9        Rabideau complains that the circuit court did not “explicitly” determine whether his credit adjustment constituted a new factor.  It did not have to.  A court may address either step first and, if not proved, need not address the other.  See id.  It thus was entirely proper to discuss sentence modification without having decided whether it deemed the sentence credit adjustment a new factor.   

10      Furthermore, it is irrelevant here whether the adjustment constitutes a new factor.  If it did not, the court did not need to go further.  If it did, its existence would not automatically entitle Rabideau to relief because whether to modify his sentence still rested within the circuit court’s discretion.  See State v. Hegwood, 113 Wis. 2d 544, 546, 335 N.W.2d 399 (1983).

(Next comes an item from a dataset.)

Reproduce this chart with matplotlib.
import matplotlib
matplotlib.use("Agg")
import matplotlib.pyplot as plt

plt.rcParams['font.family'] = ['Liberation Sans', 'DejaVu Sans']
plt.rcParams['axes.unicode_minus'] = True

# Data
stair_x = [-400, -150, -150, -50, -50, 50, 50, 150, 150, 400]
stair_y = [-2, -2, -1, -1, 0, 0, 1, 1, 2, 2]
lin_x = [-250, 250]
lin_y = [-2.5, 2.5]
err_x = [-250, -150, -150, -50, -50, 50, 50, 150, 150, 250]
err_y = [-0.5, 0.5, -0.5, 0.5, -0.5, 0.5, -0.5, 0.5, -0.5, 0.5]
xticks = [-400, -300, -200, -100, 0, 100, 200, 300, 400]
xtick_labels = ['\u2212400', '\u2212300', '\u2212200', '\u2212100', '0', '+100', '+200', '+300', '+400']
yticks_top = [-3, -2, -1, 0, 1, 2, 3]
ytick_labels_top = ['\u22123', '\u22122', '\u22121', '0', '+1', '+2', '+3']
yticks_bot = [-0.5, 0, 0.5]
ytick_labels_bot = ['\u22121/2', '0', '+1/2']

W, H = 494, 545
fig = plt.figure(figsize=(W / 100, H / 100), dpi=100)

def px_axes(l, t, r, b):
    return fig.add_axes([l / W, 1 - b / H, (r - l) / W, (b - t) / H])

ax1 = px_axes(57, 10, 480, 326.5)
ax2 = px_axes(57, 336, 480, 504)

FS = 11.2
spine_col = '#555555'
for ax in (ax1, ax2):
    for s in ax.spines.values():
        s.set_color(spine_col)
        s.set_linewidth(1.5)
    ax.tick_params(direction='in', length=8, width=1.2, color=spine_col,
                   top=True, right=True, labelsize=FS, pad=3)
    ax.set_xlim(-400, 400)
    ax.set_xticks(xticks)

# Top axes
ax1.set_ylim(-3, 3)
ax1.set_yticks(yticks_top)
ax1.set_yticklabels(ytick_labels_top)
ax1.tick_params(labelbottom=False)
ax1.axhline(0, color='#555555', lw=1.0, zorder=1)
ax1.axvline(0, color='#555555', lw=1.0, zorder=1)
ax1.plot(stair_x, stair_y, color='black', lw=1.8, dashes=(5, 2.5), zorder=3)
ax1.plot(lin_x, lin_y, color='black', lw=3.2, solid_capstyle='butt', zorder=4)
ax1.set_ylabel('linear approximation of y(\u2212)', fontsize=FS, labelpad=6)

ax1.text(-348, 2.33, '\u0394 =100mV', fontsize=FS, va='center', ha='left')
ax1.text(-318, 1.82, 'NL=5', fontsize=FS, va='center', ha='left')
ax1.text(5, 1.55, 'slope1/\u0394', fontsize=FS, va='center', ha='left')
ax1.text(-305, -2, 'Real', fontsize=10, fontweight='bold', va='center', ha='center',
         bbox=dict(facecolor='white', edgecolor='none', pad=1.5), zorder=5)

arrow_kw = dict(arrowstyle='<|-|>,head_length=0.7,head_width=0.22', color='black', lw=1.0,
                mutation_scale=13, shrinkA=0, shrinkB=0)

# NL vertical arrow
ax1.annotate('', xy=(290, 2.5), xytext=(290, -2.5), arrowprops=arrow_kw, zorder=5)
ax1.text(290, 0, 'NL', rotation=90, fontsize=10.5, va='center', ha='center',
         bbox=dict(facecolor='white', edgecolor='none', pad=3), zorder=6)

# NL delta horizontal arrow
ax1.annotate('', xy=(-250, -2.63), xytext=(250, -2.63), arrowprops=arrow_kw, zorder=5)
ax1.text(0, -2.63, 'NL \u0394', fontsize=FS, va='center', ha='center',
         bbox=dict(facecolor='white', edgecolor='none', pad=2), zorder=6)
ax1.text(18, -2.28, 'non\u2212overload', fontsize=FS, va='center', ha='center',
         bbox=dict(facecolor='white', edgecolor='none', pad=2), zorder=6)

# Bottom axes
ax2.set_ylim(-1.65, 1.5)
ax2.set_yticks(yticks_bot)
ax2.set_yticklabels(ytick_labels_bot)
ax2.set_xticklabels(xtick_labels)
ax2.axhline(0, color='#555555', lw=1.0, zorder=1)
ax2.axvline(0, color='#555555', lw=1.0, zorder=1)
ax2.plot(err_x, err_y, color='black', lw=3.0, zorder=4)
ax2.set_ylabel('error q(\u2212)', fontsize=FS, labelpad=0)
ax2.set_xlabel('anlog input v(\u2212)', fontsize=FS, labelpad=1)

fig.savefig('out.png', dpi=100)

 11     Although the court did not explicitly brand the credit adjustment a new factor, its comments both show that it at least implicitly considered whether knowing that no sentence credit was available would have caused it to impose a different sentence and demonstrate a proper exercise of discretion:

As I read the transcript, the Court wasn’t in favor of concurrent at all. In fact, I questioned why would I even do this ….

….

I thought he was getting a freebie [from the plea recommendation], and I wasn’t going to do that and that is the reason I did it consecutive, and the fact that I gave him 150 days credit, I was told he had credit and then I find out later on that he was given credit in another case. That wouldn’t have changed my mind at all about what the sentence would have been….  [T]here is just no way I was [g]oing to do a concurrent sentence here ….  I questioned this case, it is a felony, and I even questioned why there is a recommendation of concurrent.

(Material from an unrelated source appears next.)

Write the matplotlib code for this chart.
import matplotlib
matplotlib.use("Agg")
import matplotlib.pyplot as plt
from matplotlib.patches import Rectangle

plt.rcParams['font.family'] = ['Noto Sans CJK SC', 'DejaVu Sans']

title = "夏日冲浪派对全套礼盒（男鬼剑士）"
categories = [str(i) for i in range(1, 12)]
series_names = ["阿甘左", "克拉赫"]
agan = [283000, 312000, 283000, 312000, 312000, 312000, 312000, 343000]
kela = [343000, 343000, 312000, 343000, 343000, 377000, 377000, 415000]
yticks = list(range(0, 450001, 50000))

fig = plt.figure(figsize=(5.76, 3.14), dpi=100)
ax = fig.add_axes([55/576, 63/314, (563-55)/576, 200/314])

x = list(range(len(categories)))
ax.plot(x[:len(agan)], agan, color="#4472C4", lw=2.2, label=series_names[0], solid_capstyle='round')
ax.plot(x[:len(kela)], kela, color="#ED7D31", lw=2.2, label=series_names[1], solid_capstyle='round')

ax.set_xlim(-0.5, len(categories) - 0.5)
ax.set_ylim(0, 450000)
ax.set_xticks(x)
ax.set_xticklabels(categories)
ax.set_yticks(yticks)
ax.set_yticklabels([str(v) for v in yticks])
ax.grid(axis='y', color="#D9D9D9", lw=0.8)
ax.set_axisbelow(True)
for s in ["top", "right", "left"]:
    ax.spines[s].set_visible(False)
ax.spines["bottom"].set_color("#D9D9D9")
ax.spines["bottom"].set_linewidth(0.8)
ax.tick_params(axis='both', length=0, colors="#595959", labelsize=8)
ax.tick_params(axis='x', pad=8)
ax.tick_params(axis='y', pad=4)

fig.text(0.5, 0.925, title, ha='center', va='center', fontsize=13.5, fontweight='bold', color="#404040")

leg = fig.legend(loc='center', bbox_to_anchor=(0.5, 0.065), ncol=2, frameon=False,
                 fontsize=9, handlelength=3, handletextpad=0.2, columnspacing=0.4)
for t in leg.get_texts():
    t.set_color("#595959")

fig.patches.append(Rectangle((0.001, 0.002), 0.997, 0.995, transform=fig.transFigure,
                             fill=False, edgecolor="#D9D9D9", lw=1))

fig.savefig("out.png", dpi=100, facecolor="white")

            I’m not changing the judgment of conviction.  I think he got exactly what was my intention to give him based upon my reading of the transcript and based upon my memory of the case that … I was not going to give him a free one. 

12      The court also made clear that it “[does not] do sentences based upon credit … because I don’t think that is the right way to do it.”  The court is correct.  See Wis. Stat. § 973.155(2) (2011-12)[2] (“After the imposition of sentence, the court shall make and enter a specific finding of the number of days for which sentence credit is to be granted”).  Indeed, to first determine sentence credit and then to impose the sentence constitutes an erroneous exercise of discretion.  See Struzik v. State, 90 Wis. 2d 357, 367-68, 279 N.W.2d 922 (1979).   

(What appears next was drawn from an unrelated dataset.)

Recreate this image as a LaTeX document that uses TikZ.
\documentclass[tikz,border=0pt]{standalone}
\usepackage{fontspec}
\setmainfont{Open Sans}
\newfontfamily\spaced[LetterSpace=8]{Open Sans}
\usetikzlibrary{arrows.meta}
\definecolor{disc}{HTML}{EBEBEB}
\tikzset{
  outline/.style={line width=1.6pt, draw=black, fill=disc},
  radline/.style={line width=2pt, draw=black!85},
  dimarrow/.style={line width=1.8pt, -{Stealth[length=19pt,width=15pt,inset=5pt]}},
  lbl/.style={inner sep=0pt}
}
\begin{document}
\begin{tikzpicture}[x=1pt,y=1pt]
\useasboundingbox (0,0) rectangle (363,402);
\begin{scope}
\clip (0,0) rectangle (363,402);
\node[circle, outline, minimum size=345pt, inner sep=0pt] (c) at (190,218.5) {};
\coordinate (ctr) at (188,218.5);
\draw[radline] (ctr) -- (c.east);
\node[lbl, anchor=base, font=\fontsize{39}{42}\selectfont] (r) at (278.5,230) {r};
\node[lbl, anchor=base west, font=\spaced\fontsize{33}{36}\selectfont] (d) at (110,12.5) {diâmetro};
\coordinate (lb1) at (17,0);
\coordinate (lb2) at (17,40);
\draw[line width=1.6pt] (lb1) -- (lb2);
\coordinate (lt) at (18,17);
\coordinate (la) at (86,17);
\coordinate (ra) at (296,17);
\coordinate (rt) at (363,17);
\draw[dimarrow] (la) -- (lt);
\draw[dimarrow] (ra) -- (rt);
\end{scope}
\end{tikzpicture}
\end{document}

            By the Court.—Order affirmed.

            This opinion will not be published.  See Wis. Stat. Rule 809.23(1)(b)5.

 


 



[1]  The appellate issue concerns the sentence modification hearing.  We must observe, however, that the original sentencing fell too far shy of the directive re-enunciated in State v. Gallion, 2004 WI 42, ¶4, 270 Wis. 2d 535, 678 N.W.2d 197, that a circuit court’s exercise of sentencing discretion be set forth on the record.  The court is to identify the objectives of its sentence, such as protecting the community, punishing the defendant, rehabilitating the defendant, and deterring others.  Id., ¶40.  While we do not condone the lack of explanation, we recognize that the parties came to the court with a stipulated agreement, and the court’s questioning of the recommendation for a concurrent sentence permits us to tease out some of the court’s sentencing rationale.  As neither party requested a fuller Gallion analysis then or at the sentence modification hearing, we conclude that the error was rectified when the court fleshed out its comments at that second hearing.

[2]  All references to the Wisconsin Statutes are to the 2011-12 version unless otherwise noted.